> The request
Search the material below for the word "seaborn" and copy every line in which it occurs.

> The records
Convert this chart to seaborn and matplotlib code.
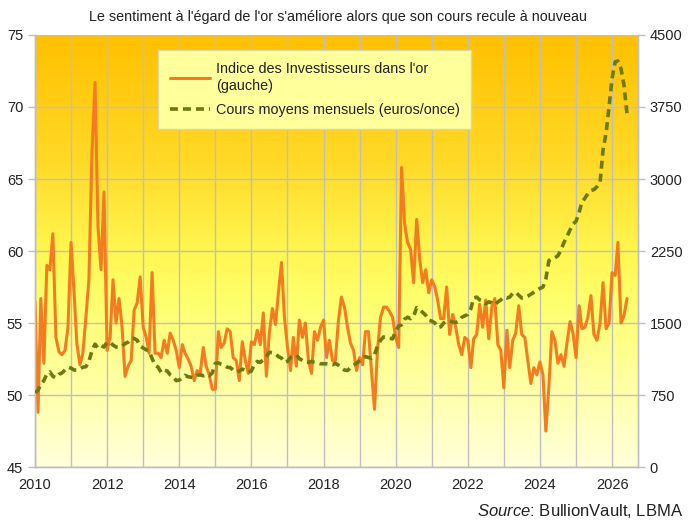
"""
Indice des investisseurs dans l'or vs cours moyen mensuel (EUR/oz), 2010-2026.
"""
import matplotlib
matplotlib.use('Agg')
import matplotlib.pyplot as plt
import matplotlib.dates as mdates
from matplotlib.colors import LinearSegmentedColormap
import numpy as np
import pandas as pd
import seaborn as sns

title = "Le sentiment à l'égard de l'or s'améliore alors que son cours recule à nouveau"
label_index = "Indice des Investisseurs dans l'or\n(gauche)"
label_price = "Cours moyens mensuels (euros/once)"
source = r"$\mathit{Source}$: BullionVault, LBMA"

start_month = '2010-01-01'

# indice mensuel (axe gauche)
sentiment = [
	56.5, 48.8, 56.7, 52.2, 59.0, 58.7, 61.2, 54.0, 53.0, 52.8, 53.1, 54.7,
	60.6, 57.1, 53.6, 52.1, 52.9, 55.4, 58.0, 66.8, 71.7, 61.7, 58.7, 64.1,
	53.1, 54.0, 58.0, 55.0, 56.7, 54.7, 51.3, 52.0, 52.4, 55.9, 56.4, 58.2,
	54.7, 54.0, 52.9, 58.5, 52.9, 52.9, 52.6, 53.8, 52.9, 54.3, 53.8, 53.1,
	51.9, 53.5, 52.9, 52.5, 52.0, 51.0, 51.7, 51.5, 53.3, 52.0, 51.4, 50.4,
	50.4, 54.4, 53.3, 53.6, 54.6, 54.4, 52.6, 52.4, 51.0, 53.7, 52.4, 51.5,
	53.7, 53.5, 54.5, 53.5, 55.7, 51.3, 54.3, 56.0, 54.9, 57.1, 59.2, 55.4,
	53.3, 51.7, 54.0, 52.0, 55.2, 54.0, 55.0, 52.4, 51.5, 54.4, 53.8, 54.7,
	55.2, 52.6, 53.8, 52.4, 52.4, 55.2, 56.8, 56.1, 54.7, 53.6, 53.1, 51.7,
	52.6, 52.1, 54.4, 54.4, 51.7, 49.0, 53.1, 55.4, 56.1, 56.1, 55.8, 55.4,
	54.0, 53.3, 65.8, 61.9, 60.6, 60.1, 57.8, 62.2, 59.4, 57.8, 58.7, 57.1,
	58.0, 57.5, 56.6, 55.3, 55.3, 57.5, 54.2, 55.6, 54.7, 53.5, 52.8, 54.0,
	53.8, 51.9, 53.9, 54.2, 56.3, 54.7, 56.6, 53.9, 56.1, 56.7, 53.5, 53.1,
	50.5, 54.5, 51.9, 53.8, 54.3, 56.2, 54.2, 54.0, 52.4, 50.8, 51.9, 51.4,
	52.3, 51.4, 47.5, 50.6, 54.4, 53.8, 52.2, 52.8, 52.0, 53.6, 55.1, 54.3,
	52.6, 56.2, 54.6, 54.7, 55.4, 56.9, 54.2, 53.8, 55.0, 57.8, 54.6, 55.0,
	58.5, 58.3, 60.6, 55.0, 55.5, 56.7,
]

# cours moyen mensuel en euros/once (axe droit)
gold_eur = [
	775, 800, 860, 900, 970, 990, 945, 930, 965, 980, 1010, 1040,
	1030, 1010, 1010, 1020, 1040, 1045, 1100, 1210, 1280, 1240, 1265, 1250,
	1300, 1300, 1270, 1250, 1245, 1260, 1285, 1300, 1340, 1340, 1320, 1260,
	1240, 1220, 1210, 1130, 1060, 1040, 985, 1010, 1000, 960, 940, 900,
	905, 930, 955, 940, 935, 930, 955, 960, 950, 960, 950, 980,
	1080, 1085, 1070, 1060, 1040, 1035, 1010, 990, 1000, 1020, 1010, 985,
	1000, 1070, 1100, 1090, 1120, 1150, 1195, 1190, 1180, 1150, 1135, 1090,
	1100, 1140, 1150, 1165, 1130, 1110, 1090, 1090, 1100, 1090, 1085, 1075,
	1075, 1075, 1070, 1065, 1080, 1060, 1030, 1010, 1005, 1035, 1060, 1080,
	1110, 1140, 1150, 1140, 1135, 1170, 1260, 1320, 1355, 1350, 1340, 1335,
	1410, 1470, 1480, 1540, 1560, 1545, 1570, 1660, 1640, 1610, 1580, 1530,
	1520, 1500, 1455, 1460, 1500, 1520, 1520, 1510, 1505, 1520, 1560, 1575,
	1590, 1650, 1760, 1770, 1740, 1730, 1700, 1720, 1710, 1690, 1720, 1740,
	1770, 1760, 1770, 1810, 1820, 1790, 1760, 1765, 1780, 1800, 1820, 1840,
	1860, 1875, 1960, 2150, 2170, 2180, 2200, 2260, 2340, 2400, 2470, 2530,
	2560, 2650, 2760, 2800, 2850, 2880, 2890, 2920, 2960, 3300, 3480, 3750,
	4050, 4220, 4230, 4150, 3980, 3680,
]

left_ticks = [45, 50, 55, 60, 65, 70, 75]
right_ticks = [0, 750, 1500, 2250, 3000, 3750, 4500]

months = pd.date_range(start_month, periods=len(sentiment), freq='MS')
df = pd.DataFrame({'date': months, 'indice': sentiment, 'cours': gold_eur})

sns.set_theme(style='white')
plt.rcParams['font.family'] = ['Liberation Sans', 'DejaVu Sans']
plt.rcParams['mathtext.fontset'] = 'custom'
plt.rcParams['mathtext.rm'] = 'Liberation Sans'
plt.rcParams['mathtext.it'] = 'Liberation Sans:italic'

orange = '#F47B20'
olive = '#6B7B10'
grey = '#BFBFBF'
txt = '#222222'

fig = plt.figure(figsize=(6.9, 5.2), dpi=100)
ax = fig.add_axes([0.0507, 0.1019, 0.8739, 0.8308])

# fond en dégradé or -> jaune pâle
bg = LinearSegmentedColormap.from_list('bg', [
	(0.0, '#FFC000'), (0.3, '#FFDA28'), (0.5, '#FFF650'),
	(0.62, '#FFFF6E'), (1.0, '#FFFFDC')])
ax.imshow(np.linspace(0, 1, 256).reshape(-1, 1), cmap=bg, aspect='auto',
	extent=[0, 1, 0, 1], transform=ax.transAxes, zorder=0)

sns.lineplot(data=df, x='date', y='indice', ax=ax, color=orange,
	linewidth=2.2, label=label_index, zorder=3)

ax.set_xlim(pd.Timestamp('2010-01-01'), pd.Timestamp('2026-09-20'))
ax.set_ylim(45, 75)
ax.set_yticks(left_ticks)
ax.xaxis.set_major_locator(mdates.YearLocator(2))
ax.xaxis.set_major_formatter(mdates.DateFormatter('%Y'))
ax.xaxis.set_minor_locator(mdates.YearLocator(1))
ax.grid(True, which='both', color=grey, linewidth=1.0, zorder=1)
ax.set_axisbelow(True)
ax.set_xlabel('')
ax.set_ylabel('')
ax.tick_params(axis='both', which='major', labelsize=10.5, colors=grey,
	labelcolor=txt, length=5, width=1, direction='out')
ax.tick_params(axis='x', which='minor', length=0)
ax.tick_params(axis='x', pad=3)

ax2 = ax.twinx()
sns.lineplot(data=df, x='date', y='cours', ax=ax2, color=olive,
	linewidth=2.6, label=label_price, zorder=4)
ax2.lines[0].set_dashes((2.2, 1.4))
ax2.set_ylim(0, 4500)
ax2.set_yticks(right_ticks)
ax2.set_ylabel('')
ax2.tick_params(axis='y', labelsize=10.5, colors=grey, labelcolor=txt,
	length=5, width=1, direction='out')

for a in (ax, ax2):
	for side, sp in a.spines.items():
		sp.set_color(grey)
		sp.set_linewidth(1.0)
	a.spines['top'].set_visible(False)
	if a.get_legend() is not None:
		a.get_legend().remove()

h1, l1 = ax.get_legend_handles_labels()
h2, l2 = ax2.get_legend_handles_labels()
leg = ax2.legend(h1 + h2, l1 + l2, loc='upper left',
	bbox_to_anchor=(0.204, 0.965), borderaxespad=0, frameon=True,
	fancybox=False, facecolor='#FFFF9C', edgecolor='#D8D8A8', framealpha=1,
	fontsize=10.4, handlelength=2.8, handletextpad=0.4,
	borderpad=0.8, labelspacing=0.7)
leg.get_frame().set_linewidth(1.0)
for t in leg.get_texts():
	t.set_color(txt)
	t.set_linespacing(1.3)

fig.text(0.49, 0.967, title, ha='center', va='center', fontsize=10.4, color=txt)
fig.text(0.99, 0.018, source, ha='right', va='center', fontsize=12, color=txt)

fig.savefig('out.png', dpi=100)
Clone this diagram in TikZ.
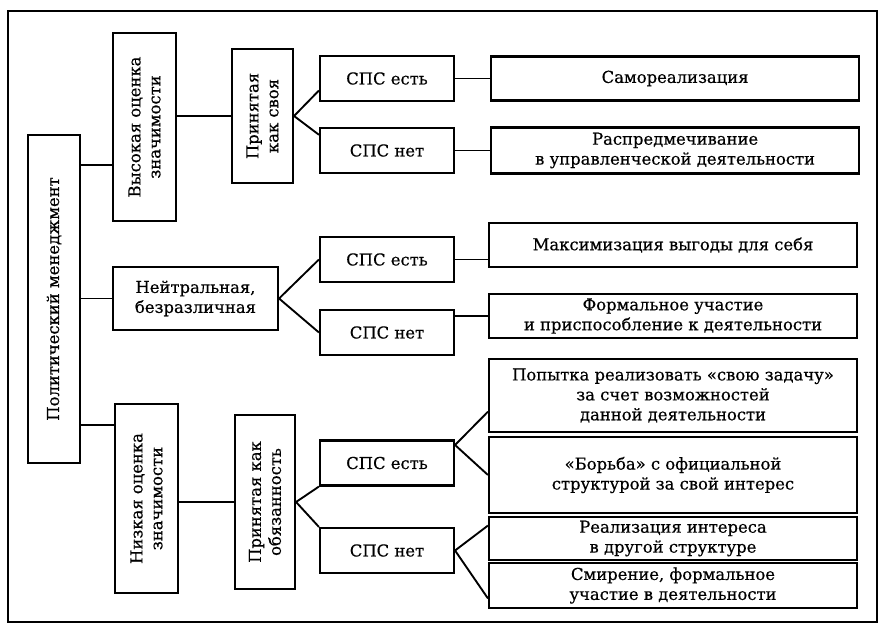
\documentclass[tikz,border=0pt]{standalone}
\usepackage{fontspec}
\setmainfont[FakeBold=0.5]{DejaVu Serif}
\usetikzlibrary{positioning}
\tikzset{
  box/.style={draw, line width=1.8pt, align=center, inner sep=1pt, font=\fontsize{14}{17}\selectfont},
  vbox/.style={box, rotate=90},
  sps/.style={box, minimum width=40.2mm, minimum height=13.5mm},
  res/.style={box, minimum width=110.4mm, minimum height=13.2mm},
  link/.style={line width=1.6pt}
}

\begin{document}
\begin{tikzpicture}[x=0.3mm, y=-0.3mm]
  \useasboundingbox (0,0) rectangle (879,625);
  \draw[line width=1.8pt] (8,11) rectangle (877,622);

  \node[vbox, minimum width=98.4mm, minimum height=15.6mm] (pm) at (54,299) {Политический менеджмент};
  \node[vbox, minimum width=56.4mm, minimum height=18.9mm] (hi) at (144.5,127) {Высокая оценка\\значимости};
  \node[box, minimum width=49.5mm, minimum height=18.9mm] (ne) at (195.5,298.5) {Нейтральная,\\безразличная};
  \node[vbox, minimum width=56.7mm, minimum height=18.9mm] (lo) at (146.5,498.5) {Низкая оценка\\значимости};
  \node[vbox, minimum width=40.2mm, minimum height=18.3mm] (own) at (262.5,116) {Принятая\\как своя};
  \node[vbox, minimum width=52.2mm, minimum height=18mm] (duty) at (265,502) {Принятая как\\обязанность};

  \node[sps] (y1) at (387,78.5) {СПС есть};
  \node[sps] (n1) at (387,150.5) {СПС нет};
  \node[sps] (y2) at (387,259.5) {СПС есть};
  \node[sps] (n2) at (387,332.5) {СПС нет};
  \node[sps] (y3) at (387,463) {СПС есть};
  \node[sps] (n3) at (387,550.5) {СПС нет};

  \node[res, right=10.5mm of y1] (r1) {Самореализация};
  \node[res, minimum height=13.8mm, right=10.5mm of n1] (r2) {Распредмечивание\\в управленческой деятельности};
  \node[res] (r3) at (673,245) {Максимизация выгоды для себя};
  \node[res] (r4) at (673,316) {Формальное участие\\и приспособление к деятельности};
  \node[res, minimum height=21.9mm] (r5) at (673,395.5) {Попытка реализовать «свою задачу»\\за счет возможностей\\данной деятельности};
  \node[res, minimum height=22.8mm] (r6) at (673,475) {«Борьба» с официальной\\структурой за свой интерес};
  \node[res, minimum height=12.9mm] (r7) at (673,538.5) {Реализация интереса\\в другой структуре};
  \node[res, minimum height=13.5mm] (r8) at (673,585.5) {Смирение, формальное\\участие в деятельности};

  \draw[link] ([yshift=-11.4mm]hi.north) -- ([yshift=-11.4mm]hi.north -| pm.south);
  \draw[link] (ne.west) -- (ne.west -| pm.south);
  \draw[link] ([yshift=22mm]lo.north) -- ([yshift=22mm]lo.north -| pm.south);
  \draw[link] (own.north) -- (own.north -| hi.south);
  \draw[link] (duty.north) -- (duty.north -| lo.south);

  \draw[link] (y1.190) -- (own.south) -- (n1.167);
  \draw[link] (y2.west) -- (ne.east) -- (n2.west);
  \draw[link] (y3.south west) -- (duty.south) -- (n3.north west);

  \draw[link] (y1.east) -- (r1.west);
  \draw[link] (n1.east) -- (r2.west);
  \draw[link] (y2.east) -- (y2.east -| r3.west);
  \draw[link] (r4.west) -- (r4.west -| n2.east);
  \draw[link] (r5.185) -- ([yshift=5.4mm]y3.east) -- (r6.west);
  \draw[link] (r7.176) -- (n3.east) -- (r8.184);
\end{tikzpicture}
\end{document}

> Final result
Convert this chart to seaborn and matplotlib code.
import seaborn as sns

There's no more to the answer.